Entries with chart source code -
"""
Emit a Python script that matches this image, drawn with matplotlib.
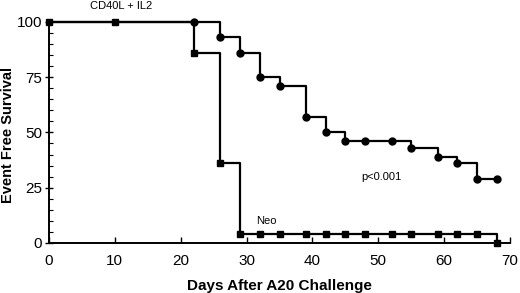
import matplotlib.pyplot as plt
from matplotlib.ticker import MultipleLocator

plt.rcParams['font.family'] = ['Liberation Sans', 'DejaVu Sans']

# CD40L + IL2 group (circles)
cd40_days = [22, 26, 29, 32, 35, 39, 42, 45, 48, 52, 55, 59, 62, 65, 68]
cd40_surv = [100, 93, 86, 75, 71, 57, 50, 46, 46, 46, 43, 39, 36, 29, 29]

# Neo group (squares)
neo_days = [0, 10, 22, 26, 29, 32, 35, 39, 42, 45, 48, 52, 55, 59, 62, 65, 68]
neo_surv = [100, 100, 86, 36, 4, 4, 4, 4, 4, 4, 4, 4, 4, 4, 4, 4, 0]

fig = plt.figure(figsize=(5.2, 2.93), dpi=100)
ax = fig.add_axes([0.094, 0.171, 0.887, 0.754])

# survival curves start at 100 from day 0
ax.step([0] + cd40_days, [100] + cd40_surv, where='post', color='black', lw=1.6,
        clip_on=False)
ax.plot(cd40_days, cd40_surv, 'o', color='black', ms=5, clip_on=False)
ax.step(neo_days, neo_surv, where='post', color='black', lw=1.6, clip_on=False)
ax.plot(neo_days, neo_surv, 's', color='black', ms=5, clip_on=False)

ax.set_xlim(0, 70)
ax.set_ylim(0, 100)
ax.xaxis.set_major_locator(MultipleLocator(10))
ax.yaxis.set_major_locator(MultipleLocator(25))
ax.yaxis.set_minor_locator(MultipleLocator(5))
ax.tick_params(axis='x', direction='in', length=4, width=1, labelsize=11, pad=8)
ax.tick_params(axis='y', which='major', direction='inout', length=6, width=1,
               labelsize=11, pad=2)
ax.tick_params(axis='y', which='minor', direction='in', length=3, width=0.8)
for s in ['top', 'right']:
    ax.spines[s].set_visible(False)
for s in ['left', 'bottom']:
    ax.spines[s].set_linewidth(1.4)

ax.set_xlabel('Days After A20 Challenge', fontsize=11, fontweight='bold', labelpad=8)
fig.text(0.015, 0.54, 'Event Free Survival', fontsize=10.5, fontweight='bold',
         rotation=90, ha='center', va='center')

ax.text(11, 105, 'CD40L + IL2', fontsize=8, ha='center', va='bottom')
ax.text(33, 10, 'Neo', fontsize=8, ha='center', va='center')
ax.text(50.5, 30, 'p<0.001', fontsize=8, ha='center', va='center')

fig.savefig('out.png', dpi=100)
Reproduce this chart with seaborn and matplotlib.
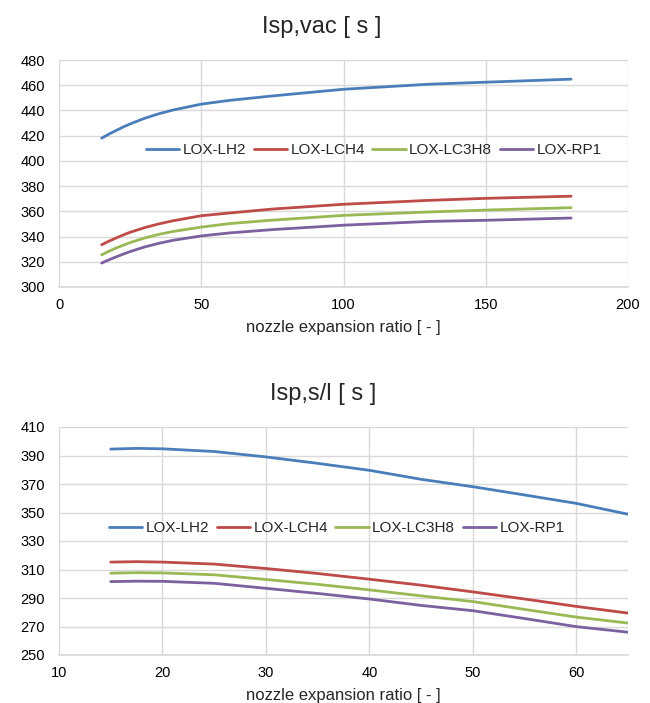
"""
Output the records above exactly as they are, leaving out the pictures.

Solution to this task -
Emit a Python script that matches this image, drawn with matplotlib.
import matplotlib.pyplot as plt
from matplotlib.ticker import MultipleLocator

plt.rcParams['font.family'] = ['Liberation Sans', 'DejaVu Sans']

# CD40L + IL2 group (circles)
cd40_days = [22, 26, 29, 32, 35, 39, 42, 45, 48, 52, 55, 59, 62, 65, 68]
cd40_surv = [100, 93, 86, 75, 71, 57, 50, 46, 46, 46, 43, 39, 36, 29, 29]

# Neo group (squares)
neo_days = [0, 10, 22, 26, 29, 32, 35, 39, 42, 45, 48, 52, 55, 59, 62, 65, 68]
neo_surv = [100, 100, 86, 36, 4, 4, 4, 4, 4, 4, 4, 4, 4, 4, 4, 4, 0]

fig = plt.figure(figsize=(5.2, 2.93), dpi=100)
ax = fig.add_axes([0.094, 0.171, 0.887, 0.754])

# survival curves start at 100 from day 0
ax.step([0] + cd40_days, [100] + cd40_surv, where='post', color='black', lw=1.6,
        clip_on=False)
ax.plot(cd40_days, cd40_surv, 'o', color='black', ms=5, clip_on=False)
ax.step(neo_days, neo_surv, where='post', color='black', lw=1.6, clip_on=False)
ax.plot(neo_days, neo_surv, 's', color='black', ms=5, clip_on=False)

ax.set_xlim(0, 70)
ax.set_ylim(0, 100)
ax.xaxis.set_major_locator(MultipleLocator(10))
ax.yaxis.set_major_locator(MultipleLocator(25))
ax.yaxis.set_minor_locator(MultipleLocator(5))
ax.tick_params(axis='x', direction='in', length=4, width=1, labelsize=11, pad=8)
ax.tick_params(axis='y', which='major', direction='inout', length=6, width=1,
               labelsize=11, pad=2)
ax.tick_params(axis='y', which='minor', direction='in', length=3, width=0.8)
for s in ['top', 'right']:
    ax.spines[s].set_visible(False)
for s in ['left', 'bottom']:
    ax.spines[s].set_linewidth(1.4)

ax.set_xlabel('Days After A20 Challenge', fontsize=11, fontweight='bold', labelpad=8)
fig.text(0.015, 0.54, 'Event Free Survival', fontsize=10.5, fontweight='bold',
         rotation=90, ha='center', va='center')

ax.text(11, 105, 'CD40L + IL2', fontsize=8, ha='center', va='bottom')
ax.text(33, 10, 'Neo', fontsize=8, ha='center', va='center')
ax.text(50.5, 30, 'p<0.001', fontsize=8, ha='center', va='center')

fig.savefig('out.png', dpi=100)
Reproduce this chart with seaborn and matplotlib.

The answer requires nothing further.